[start]

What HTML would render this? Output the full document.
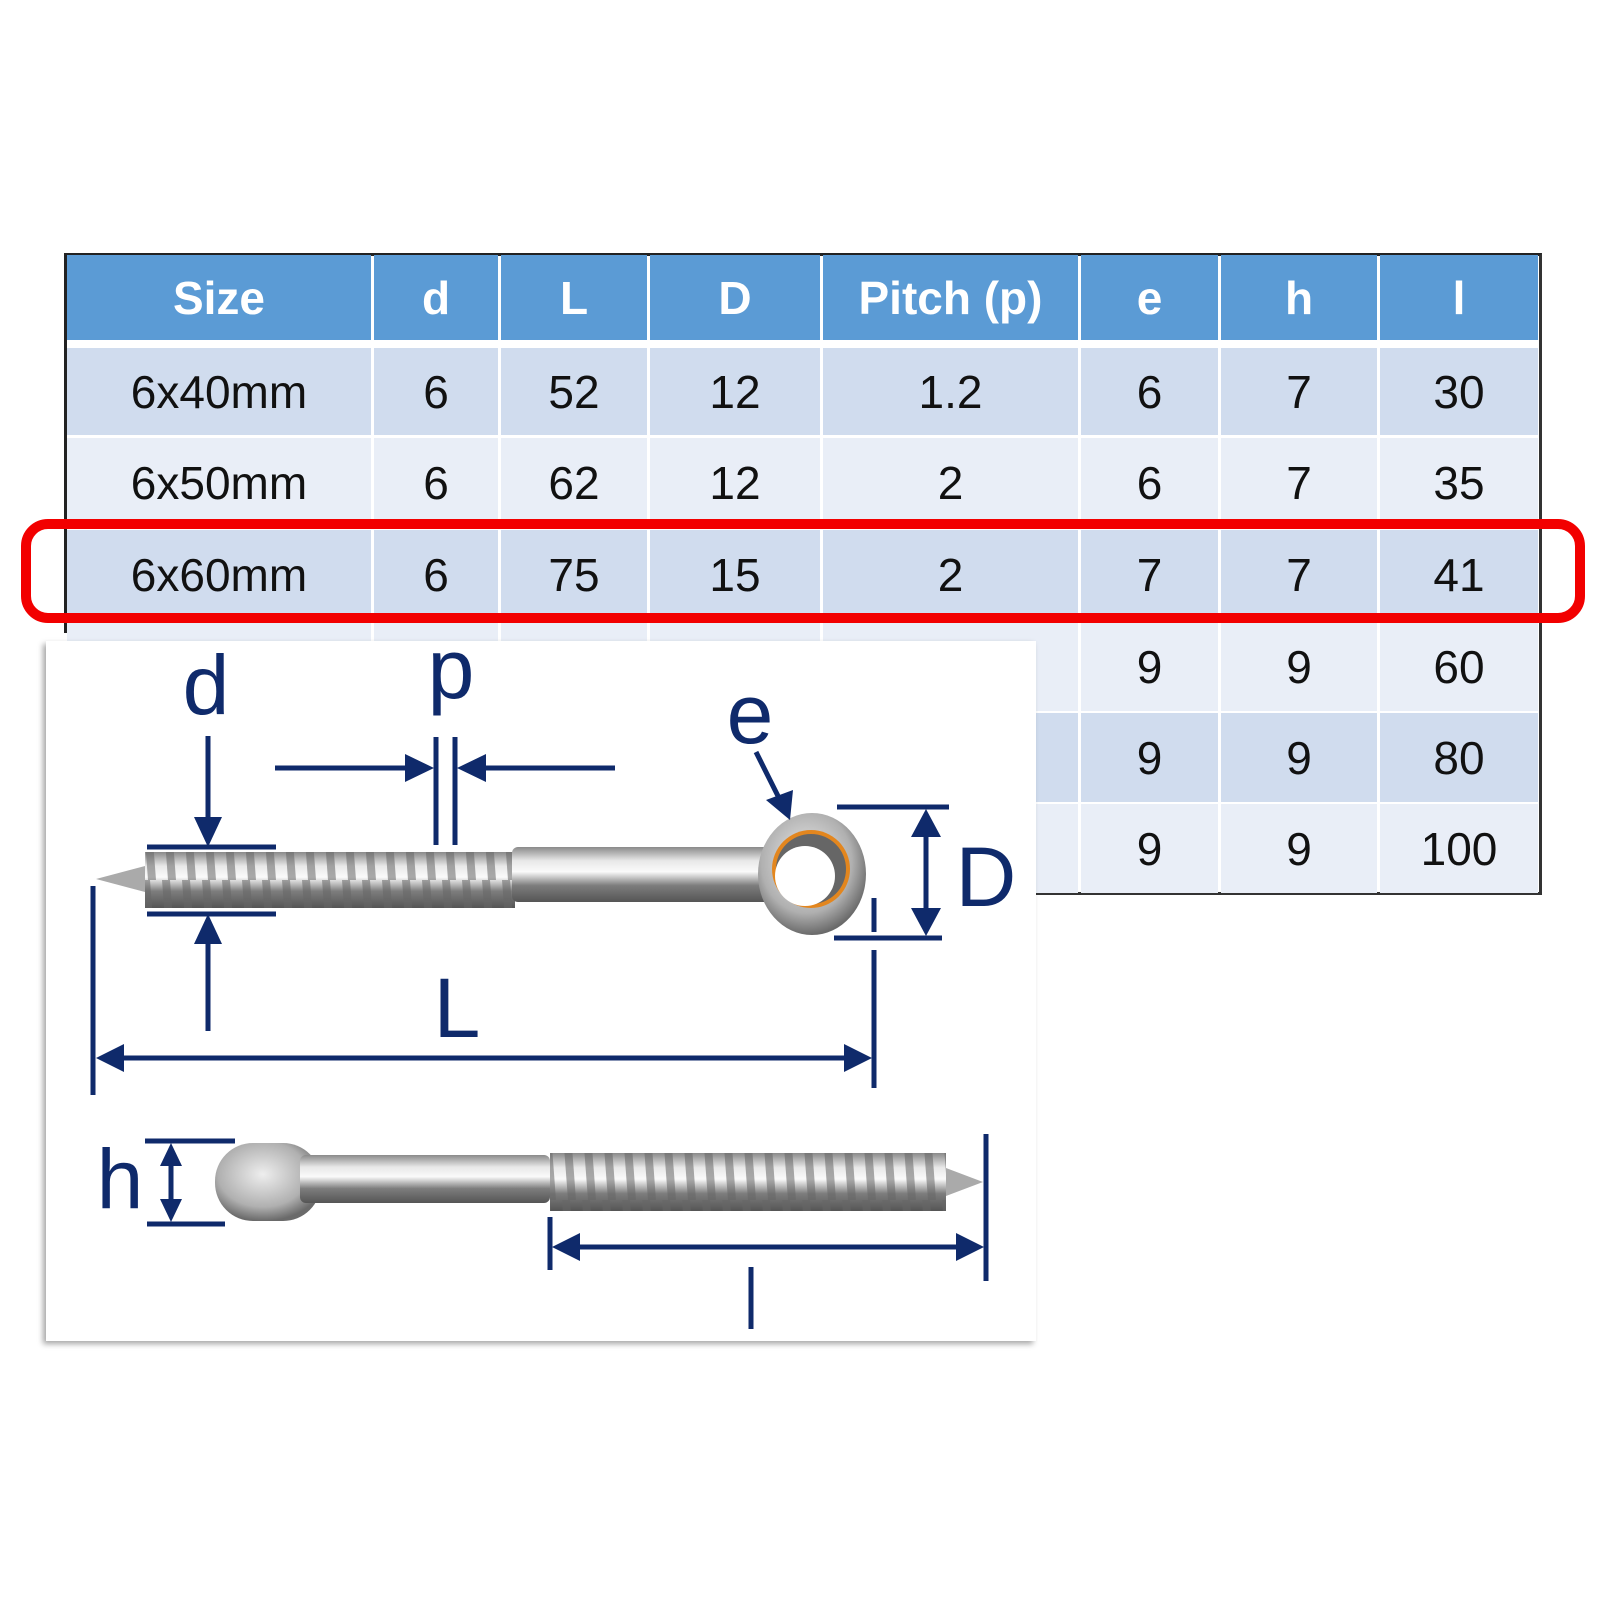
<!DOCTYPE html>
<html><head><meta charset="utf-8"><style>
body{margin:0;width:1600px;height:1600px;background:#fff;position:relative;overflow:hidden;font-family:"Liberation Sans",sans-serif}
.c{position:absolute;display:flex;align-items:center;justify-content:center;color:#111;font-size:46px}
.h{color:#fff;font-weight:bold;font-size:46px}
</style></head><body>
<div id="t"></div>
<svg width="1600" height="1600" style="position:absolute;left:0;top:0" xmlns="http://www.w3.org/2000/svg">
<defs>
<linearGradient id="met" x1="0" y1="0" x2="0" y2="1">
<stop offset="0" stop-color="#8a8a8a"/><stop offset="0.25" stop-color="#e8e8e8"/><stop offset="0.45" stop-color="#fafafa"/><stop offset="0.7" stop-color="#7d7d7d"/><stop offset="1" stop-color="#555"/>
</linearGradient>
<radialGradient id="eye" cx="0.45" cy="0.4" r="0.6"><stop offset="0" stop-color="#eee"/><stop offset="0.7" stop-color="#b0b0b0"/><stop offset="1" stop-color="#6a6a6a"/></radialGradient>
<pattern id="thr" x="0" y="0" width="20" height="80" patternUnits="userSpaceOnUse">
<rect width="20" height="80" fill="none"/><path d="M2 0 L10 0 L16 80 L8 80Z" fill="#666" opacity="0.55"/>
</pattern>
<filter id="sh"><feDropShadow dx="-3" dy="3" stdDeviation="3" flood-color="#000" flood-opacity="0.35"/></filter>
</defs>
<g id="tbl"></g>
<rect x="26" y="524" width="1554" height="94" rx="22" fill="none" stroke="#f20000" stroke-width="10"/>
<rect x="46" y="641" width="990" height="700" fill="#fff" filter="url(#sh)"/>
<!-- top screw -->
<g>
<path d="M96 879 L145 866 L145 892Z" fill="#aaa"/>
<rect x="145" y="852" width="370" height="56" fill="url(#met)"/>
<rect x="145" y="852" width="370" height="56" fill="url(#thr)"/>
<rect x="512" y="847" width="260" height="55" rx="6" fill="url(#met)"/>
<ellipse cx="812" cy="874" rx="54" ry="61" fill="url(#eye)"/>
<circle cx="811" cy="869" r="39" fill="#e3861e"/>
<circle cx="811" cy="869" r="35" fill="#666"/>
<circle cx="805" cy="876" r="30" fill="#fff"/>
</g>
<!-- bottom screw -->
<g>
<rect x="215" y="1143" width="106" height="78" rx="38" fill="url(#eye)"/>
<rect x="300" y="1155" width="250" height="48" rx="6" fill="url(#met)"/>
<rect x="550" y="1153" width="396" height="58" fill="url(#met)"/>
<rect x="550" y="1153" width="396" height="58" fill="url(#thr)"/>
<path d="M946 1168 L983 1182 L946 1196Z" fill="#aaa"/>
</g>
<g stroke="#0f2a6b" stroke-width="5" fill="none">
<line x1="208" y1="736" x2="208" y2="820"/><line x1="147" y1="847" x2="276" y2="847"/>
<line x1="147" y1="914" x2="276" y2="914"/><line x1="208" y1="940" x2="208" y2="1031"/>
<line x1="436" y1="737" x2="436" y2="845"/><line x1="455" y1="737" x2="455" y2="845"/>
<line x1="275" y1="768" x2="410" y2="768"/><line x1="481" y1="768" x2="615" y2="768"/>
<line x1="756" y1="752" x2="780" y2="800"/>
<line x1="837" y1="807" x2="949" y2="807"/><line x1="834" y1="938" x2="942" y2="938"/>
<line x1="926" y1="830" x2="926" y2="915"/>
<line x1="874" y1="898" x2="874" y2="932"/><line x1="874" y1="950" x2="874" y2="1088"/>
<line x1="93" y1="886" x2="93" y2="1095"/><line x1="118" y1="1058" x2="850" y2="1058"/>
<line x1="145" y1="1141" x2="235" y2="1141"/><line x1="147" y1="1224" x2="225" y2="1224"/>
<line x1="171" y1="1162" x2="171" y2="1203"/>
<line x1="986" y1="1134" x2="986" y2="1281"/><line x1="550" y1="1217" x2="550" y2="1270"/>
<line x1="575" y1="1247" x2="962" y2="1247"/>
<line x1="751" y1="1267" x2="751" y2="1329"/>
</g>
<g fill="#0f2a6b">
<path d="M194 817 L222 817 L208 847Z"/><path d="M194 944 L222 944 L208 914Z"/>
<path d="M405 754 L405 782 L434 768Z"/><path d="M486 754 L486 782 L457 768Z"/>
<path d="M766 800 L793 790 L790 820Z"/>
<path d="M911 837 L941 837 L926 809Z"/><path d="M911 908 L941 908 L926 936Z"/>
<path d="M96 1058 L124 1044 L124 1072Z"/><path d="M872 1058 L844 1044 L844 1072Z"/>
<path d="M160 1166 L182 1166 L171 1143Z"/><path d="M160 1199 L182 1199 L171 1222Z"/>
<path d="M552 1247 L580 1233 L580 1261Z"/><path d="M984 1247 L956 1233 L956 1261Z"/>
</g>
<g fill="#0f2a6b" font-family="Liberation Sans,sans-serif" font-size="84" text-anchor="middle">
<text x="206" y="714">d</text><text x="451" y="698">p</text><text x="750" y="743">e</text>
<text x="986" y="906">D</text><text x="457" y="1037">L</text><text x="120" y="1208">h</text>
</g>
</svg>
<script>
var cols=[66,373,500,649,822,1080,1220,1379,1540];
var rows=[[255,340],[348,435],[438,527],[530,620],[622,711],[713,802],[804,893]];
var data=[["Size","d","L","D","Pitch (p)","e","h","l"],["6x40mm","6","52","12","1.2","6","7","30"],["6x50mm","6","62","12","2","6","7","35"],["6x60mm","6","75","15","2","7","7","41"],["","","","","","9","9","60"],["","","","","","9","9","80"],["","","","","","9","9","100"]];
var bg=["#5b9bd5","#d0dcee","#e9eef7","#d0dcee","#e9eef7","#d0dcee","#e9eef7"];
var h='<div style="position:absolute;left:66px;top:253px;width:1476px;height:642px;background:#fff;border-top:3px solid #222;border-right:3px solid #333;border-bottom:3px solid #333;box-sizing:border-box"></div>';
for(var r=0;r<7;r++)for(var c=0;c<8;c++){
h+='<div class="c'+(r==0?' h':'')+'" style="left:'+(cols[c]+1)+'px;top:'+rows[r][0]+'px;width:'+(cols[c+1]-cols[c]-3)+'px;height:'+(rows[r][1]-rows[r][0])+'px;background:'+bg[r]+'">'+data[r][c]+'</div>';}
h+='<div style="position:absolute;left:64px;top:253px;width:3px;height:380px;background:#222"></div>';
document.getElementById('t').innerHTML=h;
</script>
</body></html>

[end]

What is needed is an exact reproduction of the data, pictures excluded.

What HTML would render this? Output the full document.
<!DOCTYPE html>
<html><head><meta charset="utf-8"><style>
body{margin:0;width:1600px;height:1600px;background:#fff;position:relative;overflow:hidden;font-family:"Liberation Sans",sans-serif}
.c{position:absolute;display:flex;align-items:center;justify-content:center;color:#111;font-size:46px}
.h{color:#fff;font-weight:bold;font-size:46px}
</style></head><body>
<div id="t"></div>
<svg width="1600" height="1600" style="position:absolute;left:0;top:0" xmlns="http://www.w3.org/2000/svg">
<defs>
<linearGradient id="met" x1="0" y1="0" x2="0" y2="1">
<stop offset="0" stop-color="#8a8a8a"/><stop offset="0.25" stop-color="#e8e8e8"/><stop offset="0.45" stop-color="#fafafa"/><stop offset="0.7" stop-color="#7d7d7d"/><stop offset="1" stop-color="#555"/>
</linearGradient>
<radialGradient id="eye" cx="0.45" cy="0.4" r="0.6"><stop offset="0" stop-color="#eee"/><stop offset="0.7" stop-color="#b0b0b0"/><stop offset="1" stop-color="#6a6a6a"/></radialGradient>
<pattern id="thr" x="0" y="0" width="20" height="80" patternUnits="userSpaceOnUse">
<rect width="20" height="80" fill="none"/><path d="M2 0 L10 0 L16 80 L8 80Z" fill="#666" opacity="0.55"/>
</pattern>
<filter id="sh"><feDropShadow dx="-3" dy="3" stdDeviation="3" flood-color="#000" flood-opacity="0.35"/></filter>
</defs>
<g id="tbl"></g>
<rect x="26" y="524" width="1554" height="94" rx="22" fill="none" stroke="#f20000" stroke-width="10"/>
<rect x="46" y="641" width="990" height="700" fill="#fff" filter="url(#sh)"/>
<!-- top screw -->
<g>
<path d="M96 879 L145 866 L145 892Z" fill="#aaa"/>
<rect x="145" y="852" width="370" height="56" fill="url(#met)"/>
<rect x="145" y="852" width="370" height="56" fill="url(#thr)"/>
<rect x="512" y="847" width="260" height="55" rx="6" fill="url(#met)"/>
<ellipse cx="812" cy="874" rx="54" ry="61" fill="url(#eye)"/>
<circle cx="811" cy="869" r="39" fill="#e3861e"/>
<circle cx="811" cy="869" r="35" fill="#666"/>
<circle cx="805" cy="876" r="30" fill="#fff"/>
</g>
<!-- bottom screw -->
<g>
<rect x="215" y="1143" width="106" height="78" rx="38" fill="url(#eye)"/>
<rect x="300" y="1155" width="250" height="48" rx="6" fill="url(#met)"/>
<rect x="550" y="1153" width="396" height="58" fill="url(#met)"/>
<rect x="550" y="1153" width="396" height="58" fill="url(#thr)"/>
<path d="M946 1168 L983 1182 L946 1196Z" fill="#aaa"/>
</g>
<g stroke="#0f2a6b" stroke-width="5" fill="none">
<line x1="208" y1="736" x2="208" y2="820"/><line x1="147" y1="847" x2="276" y2="847"/>
<line x1="147" y1="914" x2="276" y2="914"/><line x1="208" y1="940" x2="208" y2="1031"/>
<line x1="436" y1="737" x2="436" y2="845"/><line x1="455" y1="737" x2="455" y2="845"/>
<line x1="275" y1="768" x2="410" y2="768"/><line x1="481" y1="768" x2="615" y2="768"/>
<line x1="756" y1="752" x2="780" y2="800"/>
<line x1="837" y1="807" x2="949" y2="807"/><line x1="834" y1="938" x2="942" y2="938"/>
<line x1="926" y1="830" x2="926" y2="915"/>
<line x1="874" y1="898" x2="874" y2="932"/><line x1="874" y1="950" x2="874" y2="1088"/>
<line x1="93" y1="886" x2="93" y2="1095"/><line x1="118" y1="1058" x2="850" y2="1058"/>
<line x1="145" y1="1141" x2="235" y2="1141"/><line x1="147" y1="1224" x2="225" y2="1224"/>
<line x1="171" y1="1162" x2="171" y2="1203"/>
<line x1="986" y1="1134" x2="986" y2="1281"/><line x1="550" y1="1217" x2="550" y2="1270"/>
<line x1="575" y1="1247" x2="962" y2="1247"/>
<line x1="751" y1="1267" x2="751" y2="1329"/>
</g>
<g fill="#0f2a6b">
<path d="M194 817 L222 817 L208 847Z"/><path d="M194 944 L222 944 L208 914Z"/>
<path d="M405 754 L405 782 L434 768Z"/><path d="M486 754 L486 782 L457 768Z"/>
<path d="M766 800 L793 790 L790 820Z"/>
<path d="M911 837 L941 837 L926 809Z"/><path d="M911 908 L941 908 L926 936Z"/>
<path d="M96 1058 L124 1044 L124 1072Z"/><path d="M872 1058 L844 1044 L844 1072Z"/>
<path d="M160 1166 L182 1166 L171 1143Z"/><path d="M160 1199 L182 1199 L171 1222Z"/>
<path d="M552 1247 L580 1233 L580 1261Z"/><path d="M984 1247 L956 1233 L956 1261Z"/>
</g>
<g fill="#0f2a6b" font-family="Liberation Sans,sans-serif" font-size="84" text-anchor="middle">
<text x="206" y="714">d</text><text x="451" y="698">p</text><text x="750" y="743">e</text>
<text x="986" y="906">D</text><text x="457" y="1037">L</text><text x="120" y="1208">h</text>
</g>
</svg>
<script>
var cols=[66,373,500,649,822,1080,1220,1379,1540];
var rows=[[255,340],[348,435],[438,527],[530,620],[622,711],[713,802],[804,893]];
var data=[["Size","d","L","D","Pitch (p)","e","h","l"],["6x40mm","6","52","12","1.2","6","7","30"],["6x50mm","6","62","12","2","6","7","35"],["6x60mm","6","75","15","2","7","7","41"],["","","","","","9","9","60"],["","","","","","9","9","80"],["","","","","","9","9","100"]];
var bg=["#5b9bd5","#d0dcee","#e9eef7","#d0dcee","#e9eef7","#d0dcee","#e9eef7"];
var h='<div style="position:absolute;left:66px;top:253px;width:1476px;height:642px;background:#fff;border-top:3px solid #222;border-right:3px solid #333;border-bottom:3px solid #333;box-sizing:border-box"></div>';
for(var r=0;r<7;r++)for(var c=0;c<8;c++){
h+='<div class="c'+(r==0?' h':'')+'" style="left:'+(cols[c]+1)+'px;top:'+rows[r][0]+'px;width:'+(cols[c+1]-cols[c]-3)+'px;height:'+(rows[r][1]-rows[r][0])+'px;background:'+bg[r]+'">'+data[r][c]+'</div>';}
h+='<div style="position:absolute;left:64px;top:253px;width:3px;height:380px;background:#222"></div>';
document.getElementById('t').innerHTML=h;
</script>
</body></html>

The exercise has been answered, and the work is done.